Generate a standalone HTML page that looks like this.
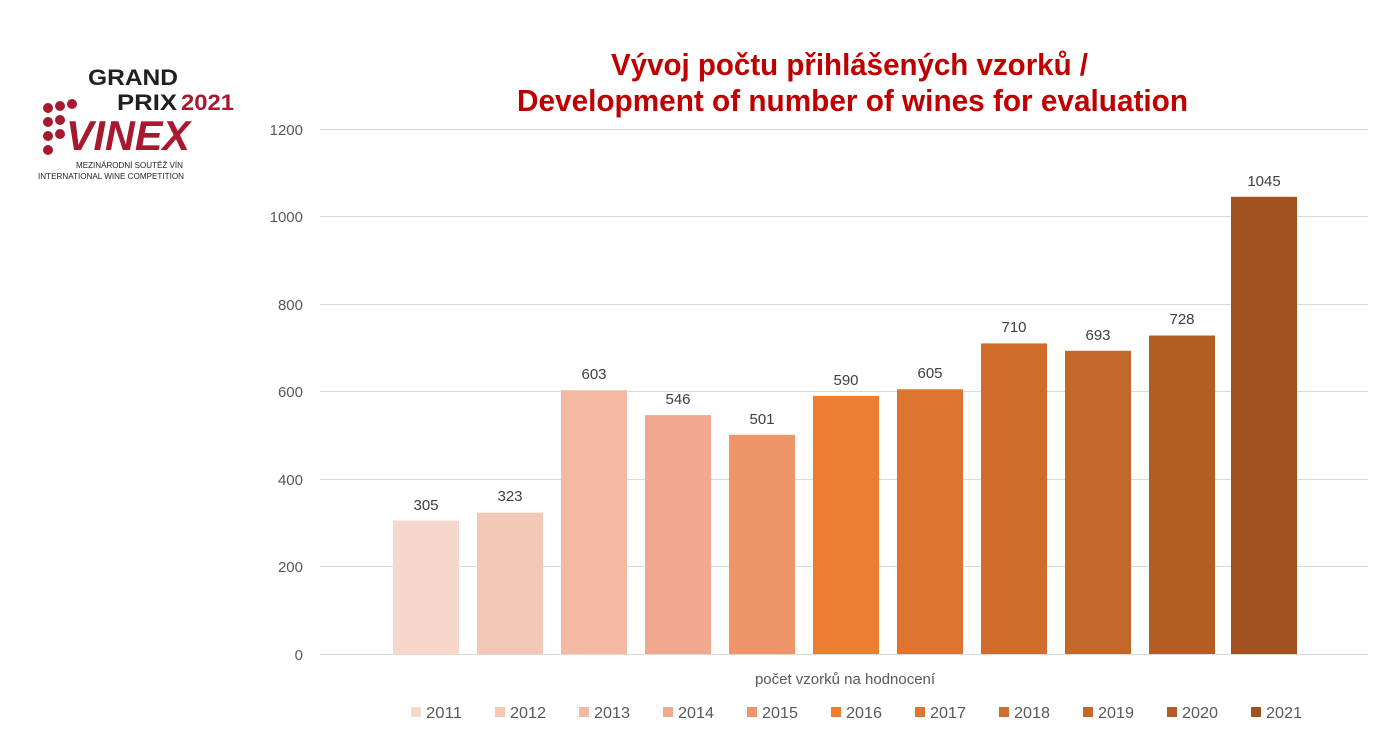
<!DOCTYPE html>
<html><head><meta charset="utf-8"><style>
html,body{margin:0;padding:0;background:#fff;}
svg{display:block;}
</style></head><body>
<svg width="1381" height="729" viewBox="0 0 1381 729" xmlns="http://www.w3.org/2000/svg">
<rect width="1381" height="729" fill="#fff"/>
<g font-family="Liberation Sans, DejaVu Sans, sans-serif" font-weight="bold">
<text x="88" y="85" font-size="22" fill="#231f20" textLength="90" lengthAdjust="spacingAndGlyphs">GRAND</text>
<text x="117" y="110" font-size="22" fill="#231f20" textLength="60" lengthAdjust="spacingAndGlyphs">PRIX</text>
<text x="181" y="110" font-size="22" fill="#a6192e" textLength="53" lengthAdjust="spacingAndGlyphs">2021</text>
<text x="66" y="150" font-size="42" font-style="italic" fill="#a6192e" textLength="124" lengthAdjust="spacingAndGlyphs">VINEX</text>
</g>
<g fill="#a6192e">
<circle cx="48" cy="108" r="5"/><circle cx="60" cy="106" r="5"/><circle cx="72" cy="104" r="5"/>
<circle cx="48" cy="122" r="5"/><circle cx="60" cy="120" r="5"/>
<circle cx="48" cy="136" r="5"/><circle cx="60" cy="134" r="5"/>
<circle cx="48" cy="150" r="5"/>
</g>
<g font-family="Liberation Sans, DejaVu Sans, sans-serif" font-size="8" fill="#231f20">
<text x="76" y="168" textLength="107" lengthAdjust="spacingAndGlyphs">MEZINÁRODNÍ SOUTĚŽ VÍN</text>
<text x="38" y="179" textLength="146" lengthAdjust="spacingAndGlyphs">INTERNATIONAL WINE COMPETITION</text>
</g>
<g font-family="Liberation Sans Narrow, Liberation Sans, sans-serif" font-weight="bold" font-size="31" fill="#c00000">
<text x="611" y="75" textLength="477" lengthAdjust="spacingAndGlyphs">Vývoj počtu přihlášených vzorků /</text>
<text x="517" y="111" textLength="671" lengthAdjust="spacingAndGlyphs">Development of number of wines for evaluation</text>
</g>
<g stroke="#d9d9d9" stroke-width="1">
<line x1="320" x2="1368" y1="129.5" y2="129.5"/>
<line x1="320" x2="1368" y1="216.5" y2="216.5"/>
<line x1="320" x2="1368" y1="304.5" y2="304.5"/>
<line x1="320" x2="1368" y1="391.5" y2="391.5"/>
<line x1="320" x2="1368" y1="479.5" y2="479.5"/>
<line x1="320" x2="1368" y1="566.5" y2="566.5"/>
<line x1="320" x2="1368" y1="654.5" y2="654.5"/>
</g>
<g font-family="Liberation Sans, DejaVu Sans, sans-serif" font-size="15" fill="#595959" text-anchor="end">
<text x="303" y="135">1200</text><text x="303" y="222">1000</text><text x="303" y="310">800</text>
<text x="303" y="397">600</text><text x="303" y="485">400</text><text x="303" y="572">200</text><text x="303" y="660">0</text>
</g>
<g>
<rect x="393" y="520.6" width="66" height="133.4" fill="#f7d6cb"/>
<rect x="477" y="512.7" width="66" height="141.3" fill="#f5c7b7"/>
<rect x="561" y="390.2" width="66" height="263.8" fill="#f3b9a4"/>
<rect x="645" y="415.1" width="66" height="238.9" fill="#f0a98e"/>
<rect x="729" y="434.8" width="66" height="219.2" fill="#ee966a"/>
<rect x="813" y="395.9" width="66" height="258.1" fill="#ec7d33"/>
<rect x="897" y="389.3" width="66" height="264.7" fill="#dd7430"/>
<rect x="981" y="343.4" width="66" height="310.6" fill="#d16d2c"/>
<rect x="1065" y="350.8" width="66" height="303.2" fill="#c4672a"/>
<rect x="1149" y="335.5" width="66" height="318.5" fill="#b45c26"/>
<rect x="1231" y="196.8" width="66" height="457.2" fill="#a0521f"/>
</g>
<g font-family="Liberation Sans, DejaVu Sans, sans-serif" font-size="15" fill="#404040" text-anchor="middle">
<text x="426" y="510">305</text><text x="510" y="501">323</text><text x="594" y="379">603</text>
<text x="678" y="404">546</text><text x="762" y="424">501</text><text x="846" y="385">590</text>
<text x="930" y="378">605</text><text x="1014" y="332">710</text><text x="1098" y="340">693</text>
<text x="1182" y="324">728</text><text x="1264" y="186">1045</text>
</g>
<text x="845" y="684" font-family="Liberation Sans, DejaVu Sans, sans-serif" font-size="15" fill="#595959" text-anchor="middle">počet vzorků na hodnocení</text>
<g font-family="Liberation Sans Narrow, Liberation Sans, sans-serif" font-size="16" fill="#595959">
<rect x="411" y="707" width="10" height="10" fill="#f7d6cb"/><text x="426" y="718" textLength="36" lengthAdjust="spacingAndGlyphs">2011</text>
<rect x="495" y="707" width="10" height="10" fill="#f5c7b7"/><text x="510" y="718" textLength="36" lengthAdjust="spacingAndGlyphs">2012</text>
<rect x="579" y="707" width="10" height="10" fill="#f3b9a4"/><text x="594" y="718" textLength="36" lengthAdjust="spacingAndGlyphs">2013</text>
<rect x="663" y="707" width="10" height="10" fill="#f0a98e"/><text x="678" y="718" textLength="36" lengthAdjust="spacingAndGlyphs">2014</text>
<rect x="747" y="707" width="10" height="10" fill="#ee966a"/><text x="762" y="718" textLength="36" lengthAdjust="spacingAndGlyphs">2015</text>
<rect x="831" y="707" width="10" height="10" fill="#ec7d33"/><text x="846" y="718" textLength="36" lengthAdjust="spacingAndGlyphs">2016</text>
<rect x="915" y="707" width="10" height="10" fill="#dd7430"/><text x="930" y="718" textLength="36" lengthAdjust="spacingAndGlyphs">2017</text>
<rect x="999" y="707" width="10" height="10" fill="#d16d2c"/><text x="1014" y="718" textLength="36" lengthAdjust="spacingAndGlyphs">2018</text>
<rect x="1083" y="707" width="10" height="10" fill="#c4672a"/><text x="1098" y="718" textLength="36" lengthAdjust="spacingAndGlyphs">2019</text>
<rect x="1167" y="707" width="10" height="10" fill="#b45c26"/><text x="1182" y="718" textLength="36" lengthAdjust="spacingAndGlyphs">2020</text>
<rect x="1251" y="707" width="10" height="10" fill="#a0521f"/><text x="1266" y="718" textLength="36" lengthAdjust="spacingAndGlyphs">2021</text>
</g>
</svg>
</body></html>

--------------------

Problem details
Copy the data word for word. Pictures do not go in the copy.

Answer for the task
Generate a standalone HTML page that looks like this.
<!DOCTYPE html>
<html><head><meta charset="utf-8"><style>
html,body{margin:0;padding:0;background:#fff;}
svg{display:block;}
</style></head><body>
<svg width="1381" height="729" viewBox="0 0 1381 729" xmlns="http://www.w3.org/2000/svg">
<rect width="1381" height="729" fill="#fff"/>
<g font-family="Liberation Sans, DejaVu Sans, sans-serif" font-weight="bold">
<text x="88" y="85" font-size="22" fill="#231f20" textLength="90" lengthAdjust="spacingAndGlyphs">GRAND</text>
<text x="117" y="110" font-size="22" fill="#231f20" textLength="60" lengthAdjust="spacingAndGlyphs">PRIX</text>
<text x="181" y="110" font-size="22" fill="#a6192e" textLength="53" lengthAdjust="spacingAndGlyphs">2021</text>
<text x="66" y="150" font-size="42" font-style="italic" fill="#a6192e" textLength="124" lengthAdjust="spacingAndGlyphs">VINEX</text>
</g>
<g fill="#a6192e">
<circle cx="48" cy="108" r="5"/><circle cx="60" cy="106" r="5"/><circle cx="72" cy="104" r="5"/>
<circle cx="48" cy="122" r="5"/><circle cx="60" cy="120" r="5"/>
<circle cx="48" cy="136" r="5"/><circle cx="60" cy="134" r="5"/>
<circle cx="48" cy="150" r="5"/>
</g>
<g font-family="Liberation Sans, DejaVu Sans, sans-serif" font-size="8" fill="#231f20">
<text x="76" y="168" textLength="107" lengthAdjust="spacingAndGlyphs">MEZINÁRODNÍ SOUTĚŽ VÍN</text>
<text x="38" y="179" textLength="146" lengthAdjust="spacingAndGlyphs">INTERNATIONAL WINE COMPETITION</text>
</g>
<g font-family="Liberation Sans Narrow, Liberation Sans, sans-serif" font-weight="bold" font-size="31" fill="#c00000">
<text x="611" y="75" textLength="477" lengthAdjust="spacingAndGlyphs">Vývoj počtu přihlášených vzorků /</text>
<text x="517" y="111" textLength="671" lengthAdjust="spacingAndGlyphs">Development of number of wines for evaluation</text>
</g>
<g stroke="#d9d9d9" stroke-width="1">
<line x1="320" x2="1368" y1="129.5" y2="129.5"/>
<line x1="320" x2="1368" y1="216.5" y2="216.5"/>
<line x1="320" x2="1368" y1="304.5" y2="304.5"/>
<line x1="320" x2="1368" y1="391.5" y2="391.5"/>
<line x1="320" x2="1368" y1="479.5" y2="479.5"/>
<line x1="320" x2="1368" y1="566.5" y2="566.5"/>
<line x1="320" x2="1368" y1="654.5" y2="654.5"/>
</g>
<g font-family="Liberation Sans, DejaVu Sans, sans-serif" font-size="15" fill="#595959" text-anchor="end">
<text x="303" y="135">1200</text><text x="303" y="222">1000</text><text x="303" y="310">800</text>
<text x="303" y="397">600</text><text x="303" y="485">400</text><text x="303" y="572">200</text><text x="303" y="660">0</text>
</g>
<g>
<rect x="393" y="520.6" width="66" height="133.4" fill="#f7d6cb"/>
<rect x="477" y="512.7" width="66" height="141.3" fill="#f5c7b7"/>
<rect x="561" y="390.2" width="66" height="263.8" fill="#f3b9a4"/>
<rect x="645" y="415.1" width="66" height="238.9" fill="#f0a98e"/>
<rect x="729" y="434.8" width="66" height="219.2" fill="#ee966a"/>
<rect x="813" y="395.9" width="66" height="258.1" fill="#ec7d33"/>
<rect x="897" y="389.3" width="66" height="264.7" fill="#dd7430"/>
<rect x="981" y="343.4" width="66" height="310.6" fill="#d16d2c"/>
<rect x="1065" y="350.8" width="66" height="303.2" fill="#c4672a"/>
<rect x="1149" y="335.5" width="66" height="318.5" fill="#b45c26"/>
<rect x="1231" y="196.8" width="66" height="457.2" fill="#a0521f"/>
</g>
<g font-family="Liberation Sans, DejaVu Sans, sans-serif" font-size="15" fill="#404040" text-anchor="middle">
<text x="426" y="510">305</text><text x="510" y="501">323</text><text x="594" y="379">603</text>
<text x="678" y="404">546</text><text x="762" y="424">501</text><text x="846" y="385">590</text>
<text x="930" y="378">605</text><text x="1014" y="332">710</text><text x="1098" y="340">693</text>
<text x="1182" y="324">728</text><text x="1264" y="186">1045</text>
</g>
<text x="845" y="684" font-family="Liberation Sans, DejaVu Sans, sans-serif" font-size="15" fill="#595959" text-anchor="middle">počet vzorků na hodnocení</text>
<g font-family="Liberation Sans Narrow, Liberation Sans, sans-serif" font-size="16" fill="#595959">
<rect x="411" y="707" width="10" height="10" fill="#f7d6cb"/><text x="426" y="718" textLength="36" lengthAdjust="spacingAndGlyphs">2011</text>
<rect x="495" y="707" width="10" height="10" fill="#f5c7b7"/><text x="510" y="718" textLength="36" lengthAdjust="spacingAndGlyphs">2012</text>
<rect x="579" y="707" width="10" height="10" fill="#f3b9a4"/><text x="594" y="718" textLength="36" lengthAdjust="spacingAndGlyphs">2013</text>
<rect x="663" y="707" width="10" height="10" fill="#f0a98e"/><text x="678" y="718" textLength="36" lengthAdjust="spacingAndGlyphs">2014</text>
<rect x="747" y="707" width="10" height="10" fill="#ee966a"/><text x="762" y="718" textLength="36" lengthAdjust="spacingAndGlyphs">2015</text>
<rect x="831" y="707" width="10" height="10" fill="#ec7d33"/><text x="846" y="718" textLength="36" lengthAdjust="spacingAndGlyphs">2016</text>
<rect x="915" y="707" width="10" height="10" fill="#dd7430"/><text x="930" y="718" textLength="36" lengthAdjust="spacingAndGlyphs">2017</text>
<rect x="999" y="707" width="10" height="10" fill="#d16d2c"/><text x="1014" y="718" textLength="36" lengthAdjust="spacingAndGlyphs">2018</text>
<rect x="1083" y="707" width="10" height="10" fill="#c4672a"/><text x="1098" y="718" textLength="36" lengthAdjust="spacingAndGlyphs">2019</text>
<rect x="1167" y="707" width="10" height="10" fill="#b45c26"/><text x="1182" y="718" textLength="36" lengthAdjust="spacingAndGlyphs">2020</text>
<rect x="1251" y="707" width="10" height="10" fill="#a0521f"/><text x="1266" y="718" textLength="36" lengthAdjust="spacingAndGlyphs">2021</text>
</g>
</svg>
</body></html>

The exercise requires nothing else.